Si on compte dans notre société un nombre croissant de criminels et de délinquants, c'est parce que la famille explose, parce que l'éducation s'est dégradée, parce que l'exclusion progresse. S'il nous faut plus de prisons aujourd'hui, c'est par nécessité et dans l'urgence, et parce que le problème de la criminalité n'a pas été traité en amont. Or, dans un pays où l'on dénombre près de deux millions et demi de chômeurs, comment d'anciens détenus trouveraient-ils un emploi ? Comment ne seraient-ils pas systématiquement rejetés dans l'exclusion ?
Une raison plus simple
Est-ce à dire pour autant qu'on ne doive pas protéger les innocents ou qu'on doive attendre que les délinquants soient saisis par la grâce ?
Le cas de Patrick Henry nous renvoie à une réflexion relativement simple : pourquoi cet homme auquel la société a offert des chances inespérées, un avocat qui a sauvé sa tête, un système carcéral qui l'a aidé à acquérir des connaissances, un entrepreneur qui lui a donné un emploi, s'est-il fourvoyé dans deux actes sordides qui ne lui apportaient ni la fortune ni la gloire, sinon parce qu'il cherchait subconsciemment à retourner en prison, ou parce que son premier crime, épouvantable, continue de le hanter, ou parce que sa vie, après ce crime, ne vaut pas la peine d'être vécue ? Ou, à l'inverse, parce qu'il ne supporte pas de retomber dans l'anonymat ?
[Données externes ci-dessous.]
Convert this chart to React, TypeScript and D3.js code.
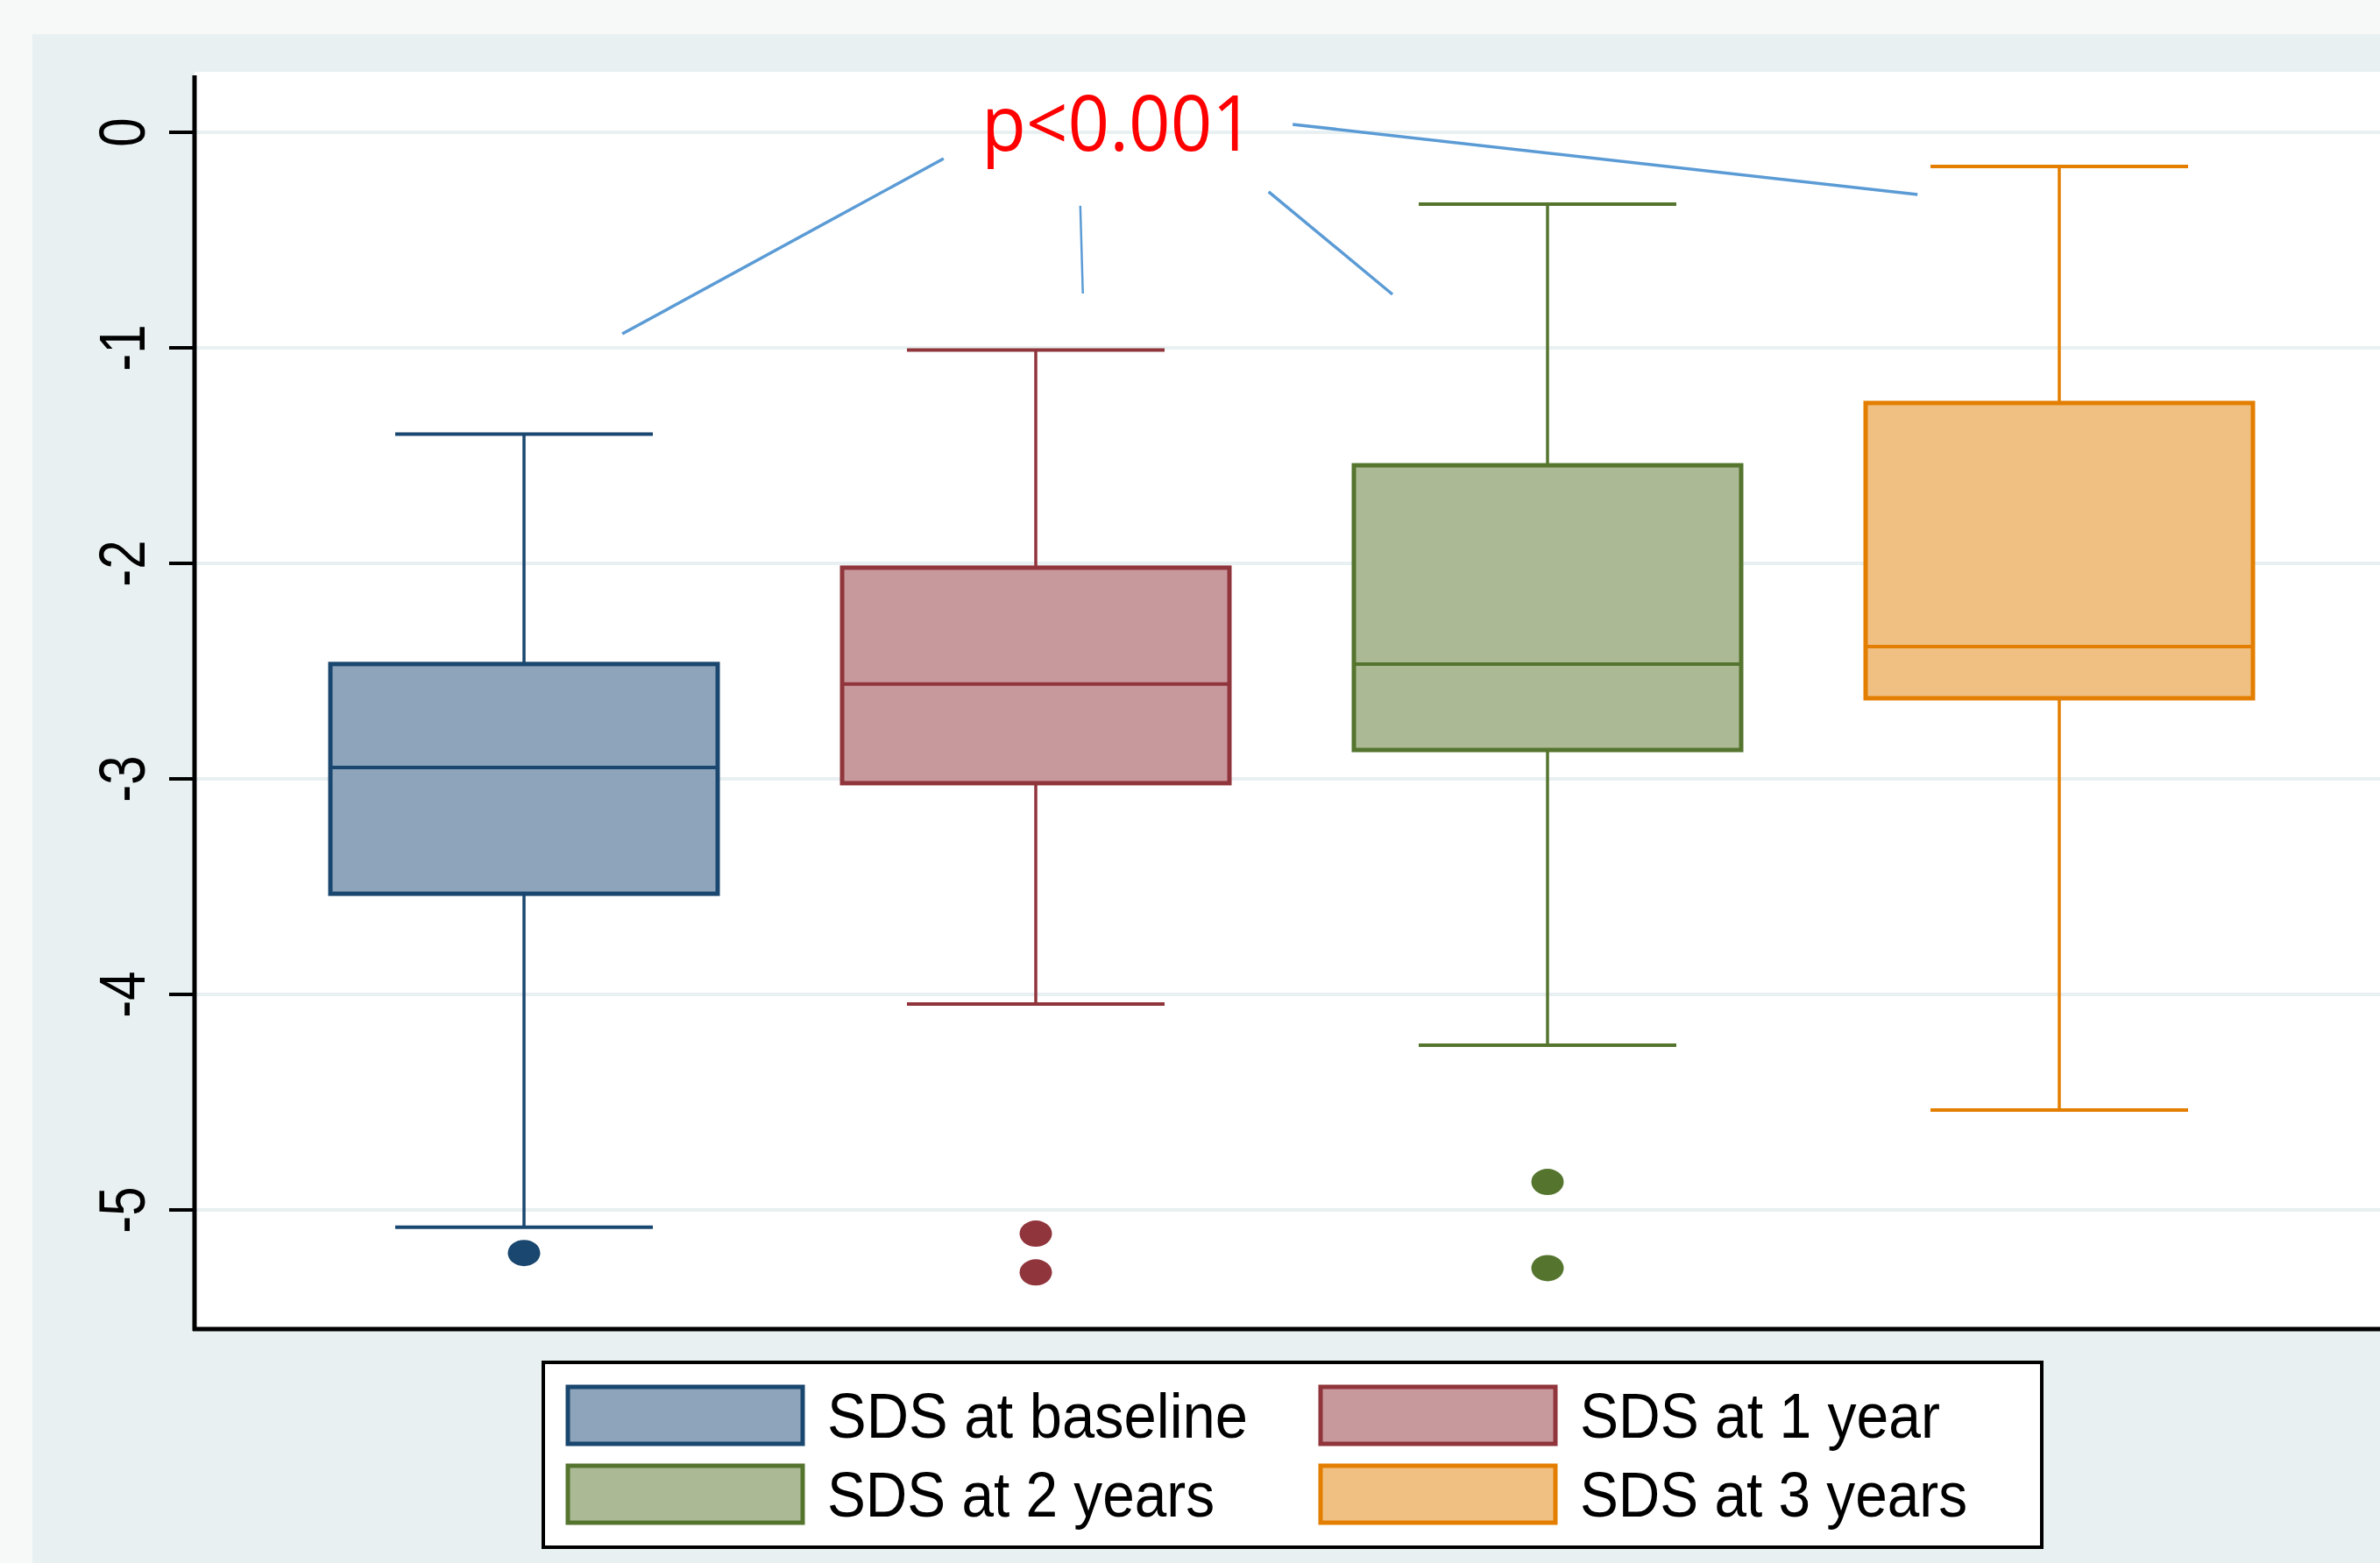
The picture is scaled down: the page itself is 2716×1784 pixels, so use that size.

Ce ne sont que des hypothèses ; mais si, de nos jours, la notion de rédemption perd du terrain, l'idée d'autodestruction - ou de suicide pur et simple - en gagne, de même que le désir de célébrité. Patrick Henry a agi comme s'il voulait retourner en prison. La leçon qu'on peut tirer de sa récidive est alors plus existentielle que judiciaire, plus morale que politique. Il y a un quart de siècle, il n'a pas résisté à la plus effroyable des pulsions criminelles ; cette année, il n'a pas résisté à la liberté.